Mummiform shabti wearing a plain tripartite wig rudimentarily carved with narrow front lappets, worn low on the forehead. The face is fairly round in shape, the eyes are poorly defined. The nose is wide, fairly bulbous and rubbed. The ears are very indistinct. The arms are fairly thin, crossed right over left above the waist. The shabti does not carry implements in its hands and there is no basket on the back. The body is quite broad and the buttocks are gently defined. Only a few traces of varnish remain, mostly behind the upper arms, and the sides of the face.
The shabti is inscribed with the throne name of the pharaoh Sety I, Menmmatra, within a cartouche and the 6th Chapter of the Book of the Dead. Carved from wood and coated with black resin. Feet missing.
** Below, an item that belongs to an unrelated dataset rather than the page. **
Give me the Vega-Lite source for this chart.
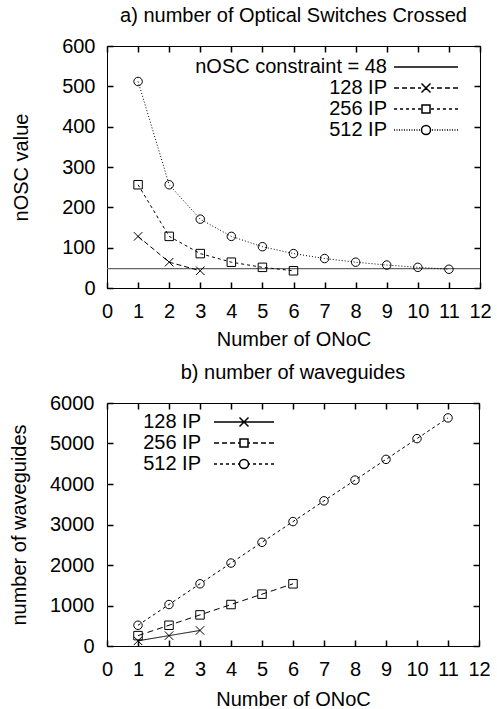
{
  "$schema": "https://vega.github.io/schema/vega-lite/v6.json",
  "padding": {"left": 9, "top": 5, "right": 0, "bottom": 0},
  "config": {
    "font": "Liberation Sans",
    "view": {"stroke": "black", "strokeWidth": 1},
    "axis": {
      "domain": false, "ticks": false,
      "gridColor": "black", "gridWidth": 1.5, "gridOpacity": 1, "gridCap": "butt",
      "labelFontSize": 20, "labelColor": "black", "labelFlush": false, "labelOverlap": false,
      "titleFontSize": 20, "titleFontWeight": "normal", "titleColor": "black"
    },
    "legend": {
      "orient": "none", "padding": 0, "title": null,
      "labelFontSize": 20, "labelColor": "black", "labelAlign": "right", "labelLimit": 0,
      "symbolSize": 4, "rowPadding": 1
    },
    "title": {"fontSize": 20, "fontWeight": "normal", "color": "black", "anchor": "middle", "offset": 10}
  },
  "datasets": {
    "constraint": [{"series": "nOSC constraint = 48", "nosc": 48}],
    "nosc": [
      {"series": "128 IP", "onoc": 1, "nosc": 128},
      {"series": "128 IP", "onoc": 2, "nosc": 64},
      {"series": "128 IP", "onoc": 3, "nosc": 42.7},
      {"series": "256 IP", "onoc": 1, "nosc": 256},
      {"series": "256 IP", "onoc": 2, "nosc": 128},
      {"series": "256 IP", "onoc": 3, "nosc": 85.3},
      {"series": "256 IP", "onoc": 4, "nosc": 64},
      {"series": "256 IP", "onoc": 5, "nosc": 51.2},
      {"series": "256 IP", "onoc": 6, "nosc": 42.7},
      {"series": "512 IP", "onoc": 1, "nosc": 512},
      {"series": "512 IP", "onoc": 2, "nosc": 256},
      {"series": "512 IP", "onoc": 3, "nosc": 170.7},
      {"series": "512 IP", "onoc": 4, "nosc": 128},
      {"series": "512 IP", "onoc": 5, "nosc": 102.4},
      {"series": "512 IP", "onoc": 6, "nosc": 85.3},
      {"series": "512 IP", "onoc": 7, "nosc": 73.1},
      {"series": "512 IP", "onoc": 8, "nosc": 64},
      {"series": "512 IP", "onoc": 9, "nosc": 56.9},
      {"series": "512 IP", "onoc": 10, "nosc": 51.2},
      {"series": "512 IP", "onoc": 11, "nosc": 46.5}
    ],
    "wg": [
      {"series": "128 IP", "onoc": 1, "waveguides": 128},
      {"series": "128 IP", "onoc": 2, "waveguides": 256},
      {"series": "128 IP", "onoc": 3, "waveguides": 384},
      {"series": "256 IP", "onoc": 1, "waveguides": 256},
      {"series": "256 IP", "onoc": 2, "waveguides": 512},
      {"series": "256 IP", "onoc": 3, "waveguides": 768},
      {"series": "256 IP", "onoc": 4, "waveguides": 1024},
      {"series": "256 IP", "onoc": 5, "waveguides": 1280},
      {"series": "256 IP", "onoc": 6, "waveguides": 1536},
      {"series": "512 IP", "onoc": 1, "waveguides": 512},
      {"series": "512 IP", "onoc": 2, "waveguides": 1024},
      {"series": "512 IP", "onoc": 3, "waveguides": 1536},
      {"series": "512 IP", "onoc": 4, "waveguides": 2048},
      {"series": "512 IP", "onoc": 5, "waveguides": 2560},
      {"series": "512 IP", "onoc": 6, "waveguides": 3072},
      {"series": "512 IP", "onoc": 7, "waveguides": 3584},
      {"series": "512 IP", "onoc": 8, "waveguides": 4096},
      {"series": "512 IP", "onoc": 9, "waveguides": 4608},
      {"series": "512 IP", "onoc": 10, "waveguides": 5120},
      {"series": "512 IP", "onoc": 11, "waveguides": 5632}
    ]
  },
  "concat": [
    {
      "width": 373,
      "height": 242,
      "title": {"text": "a) number of Optical Switches Crossed"},
      "layer": [
        {
          "data": {"name": "constraint"},
          "mark": {"type": "rule", "color": "#666", "strokeWidth": 1.2},
          "encoding": {
            "y": {"field": "nosc", "type": "quantitative", "scale": {"domain": [0, 600], "nice": false}, "axis": null},
            "strokeDash": {"field": "series", "type": "nominal",
              "scale": {"domain": ["nOSC constraint = 48", "128 IP", "256 IP", "512 IP"], "range": [[1, 0], [5, 3], [3, 3], [1, 2]]}, "legend": null}
          }
        },
        {
          "data": {"name": "nosc"},
          "mark": {"type": "line", "color": "black", "strokeWidth": 1},
          "encoding": {
            "x": {"field": "onoc", "type": "quantitative", "title": "Number of ONoC",
              "scale": {"domain": [0, 12], "nice": false},
              "axis": {"values": [0,1,2,3,4,5,6,7,8,9,10,11,12], "labelPadding": 13, "titlePadding": 8,
                "grid": true, "gridDash": [6, 230, 6, 1000], "zindex": 1}},
            "y": {"field": "nosc", "type": "quantitative", "title": "nOSC value",
              "scale": {"domain": [0, 600], "nice": false},
              "axis": {"values": [0,100,200,300,400,500,600], "labelPadding": 12, "titlePadding": 30,
                "grid": true, "gridDash": [6, 361, 6, 1000], "zindex": 1}},
            "strokeDash": {"field": "series", "type": "nominal",
              "scale": {"domain": ["nOSC constraint = 48", "128 IP", "256 IP", "512 IP"], "range": [[1, 0], [5, 3], [3, 3], [1, 2]]},
              "legend": null}
          }
        },
        {
          "data": {"name": "nosc"},
          "mark": {"type": "point", "filled": false, "stroke": "black", "strokeWidth": 1, "size": 72, "opacity": 1},
          "encoding": {
            "x": {"field": "onoc", "type": "quantitative", "scale": {"domain": [0, 12], "nice": false}, "axis": null},
            "y": {"field": "nosc", "type": "quantitative", "scale": {"domain": [0, 600], "nice": false}, "axis": null},
            "shape": {"field": "series", "type": "nominal",
              "scale": {"domain": ["128 IP", "256 IP", "512 IP"], "range": ["M-1,-1L1,1M-1,1L1,-1", "square", "circle"]},
              "legend": null}
          }
        },
        {
          "data": {"name": "nosc"},
          "mark": {"type": "point", "filled": false, "stroke": "black", "strokeWidth": 1, "size": 0, "opacity": 1},
          "encoding": {
            "x": {"field": "onoc", "type": "quantitative", "scale": {"domain": [0, 12], "nice": false}, "axis": null},
            "y": {"field": "nosc", "type": "quantitative", "scale": {"domain": [0, 600], "nice": false}, "axis": null},
            "shape": {"field": "series", "type": "nominal",
              "scale": {"domain": ["nOSC constraint = 48", "128 IP", "256 IP", "512 IP"],
                "range": [
                  "M-32,0L32,0",
                  "M-32,0L-27,0M-24,0L-19,0M-16,0L-11,0M-8,0L-5,0M5,0L8,0M11,0L16,0M19,0L24,0M27,0L32,0M-4.5,-4.5L4.5,4.5M-4.5,4.5L4.5,-4.5",
                  "M-32,0L-29,0M-26,0L-23,0M-20,0L-17,0M-14,0L-11,0M-8,0L-5,0M5,0L8,0M11,0L14,0M17,0L20,0M23,0L26,0M29,0L32,0M-4,-4L4,-4L4,4L-4,4Z",
                  "M-32,0L-31,0M-29.5,0L-28.5,0M-27,0L-26,0M-24.5,0L-23.5,0M-22,0L-21,0M-19.5,0L-18.5,0M-17,0L-16,0M-14.5,0L-13.5,0M-12,0L-11,0M-9.5,0L-8.5,0M-7,0L-6,0M6,0L7,0M8.5,0L9.5,0M11,0L12,0M13.5,0L14.5,0M16,0L17,0M18.5,0L19.5,0M21,0L22,0M23.5,0L24.5,0M26,0L27,0M28.5,0L29.5,0M31,0L32,0M-4.5,0A4.5,4.5 0 1,0 4.5,0A4.5,4.5 0 1,0 -4.5,0"
                ]},
              "legend": {
                "legendX": 309, "legendY": 11, "symbolOffset": 0, "labelOffset": -49,
                "encode": {"symbols": {
                  "size": {"value": 4},
                  "stroke": {"value": "black"},
                  "fill": {"value": "transparent"},
                  "strokeWidth": {"value": 1},
                  "opacity": {"value": 1}
                }}
              }}
          }
        }
      ],
      "resolve": {"axis": {"x": "independent", "y": "independent"}, "scale": {"shape": "independent"}, "legend": {"shape": "independent"}}
    },
    {
      "width": 372,
      "height": 243,
      "title": {"text": "b) number of waveguides"},
      "layer": [
        {
          "data": {"name": "wg"},
          "mark": {"type": "line", "color": "black", "strokeWidth": 1},
          "encoding": {
            "x": {"field": "onoc", "type": "quantitative", "title": "Number of ONoC",
              "scale": {"domain": [0, 12], "nice": false},
              "axis": {"values": [0,1,2,3,4,5,6,7,8,9,10,11,12], "labelPadding": 13, "titlePadding": 10,
                "grid": true, "gridDash": [6, 231, 6, 1000], "zindex": 1}},
            "y": {"field": "waveguides", "type": "quantitative", "title": "number of waveguides",
              "scale": {"domain": [0, 6000], "nice": false},
              "axis": {"values": [0,1000,2000,3000,4000,5000,6000], "format": "d", "labelPadding": 13, "titlePadding": 20,
                "grid": true, "gridDash": [6, 360, 6, 1000], "zindex": 1}},
            "strokeDash": {"field": "series", "type": "nominal",
              "scale": {"domain": ["128 IP", "256 IP", "512 IP"], "range": [[1, 0], [6, 4], [3, 3]]},
              "legend": null}
          }
        },
        {
          "data": {"name": "wg"},
          "mark": {"type": "point", "filled": false, "stroke": "black", "strokeWidth": 1, "size": 72, "opacity": 1},
          "encoding": {
            "x": {"field": "onoc", "type": "quantitative", "scale": {"domain": [0, 12], "nice": false}, "axis": null},
            "y": {"field": "waveguides", "type": "quantitative", "scale": {"domain": [0, 6000], "nice": false}, "axis": null},
            "shape": {"field": "series", "type": "nominal",
              "scale": {"domain": ["128 IP", "256 IP", "512 IP"], "range": ["M-1,-1L1,1M-1,1L1,-1", "square", "circle"]},
              "legend": null}
          }
        },
        {
          "data": {"name": "wg"},
          "mark": {"type": "point", "filled": false, "stroke": "black", "strokeWidth": 1, "size": 0, "opacity": 1},
          "encoding": {
            "x": {"field": "onoc", "type": "quantitative", "scale": {"domain": [0, 12], "nice": false}, "axis": null},
            "y": {"field": "waveguides", "type": "quantitative", "scale": {"domain": [0, 6000], "nice": false}, "axis": null},
            "shape": {"field": "series", "type": "nominal",
              "scale": {"domain": ["128 IP", "256 IP", "512 IP"],
                "range": [
                  "M-30,0L30,0M-4.5,-4.5L4.5,4.5M-4.5,4.5L4.5,-4.5",
                  "M-30,0L-25,0M-22,0L-17,0M-14,0L-9,0M-6,0L-4,0M4,0L6,0M9,0L14,0M17,0L22,0M25,0L30,0M-4,-4L4,-4L4,4L-4,4Z",
                  "M-30,0L-27,0M-24,0L-21,0M-18,0L-15,0M-12,0L-9,0M-6,0L-4.5,0M4.5,0L6,0M9,0L12,0M15,0L18,0M21,0L24,0M27,0L30,0M-4.5,0A4.5,4.5 0 1,0 4.5,0A4.5,4.5 0 1,0 -4.5,0"
                ]},
              "legend": {
                "legendX": 127, "legendY": 9, "symbolOffset": 0, "labelOffset": -53,
                "encode": {"symbols": {
                  "size": {"value": 4},
                  "stroke": {"value": "black"},
                  "fill": {"value": "transparent"},
                  "strokeWidth": {"value": 1},
                  "opacity": {"value": 1}
                }}
              }}
          }
        }
      ],
      "resolve": {"axis": {"x": "independent", "y": "independent"}, "scale": {"shape": "independent"}, "legend": {"shape": "independent"}}
    }
  ],
  "columns": 1,
  "align": "none",
  "spacing": 12,
  "resolve": {
    "scale": {"x": "independent", "y": "independent", "strokeDash": "independent", "shape": "independent"},
    "legend": {"strokeDash": "independent", "shape": "independent"}
  }
}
One of fifteen wooden shabtis of Sety I in World Museum's collection.
Translation of the inscription: The illuminated one, the Osiris, the King, Men–Maat–Re, justified, he speaks: O, these shabtis, if one calls, if one reckons, the Osiris, Seti, Beloved of Ptah, justified, to do all the [works that are to be done there] in the realm of the dead – now indeed obstacles are implanted for him, as a man at his duties – ‘here I am’ you shall say, at any time, to cultivate the fields, to irrigate the river banks, ‘here I am.’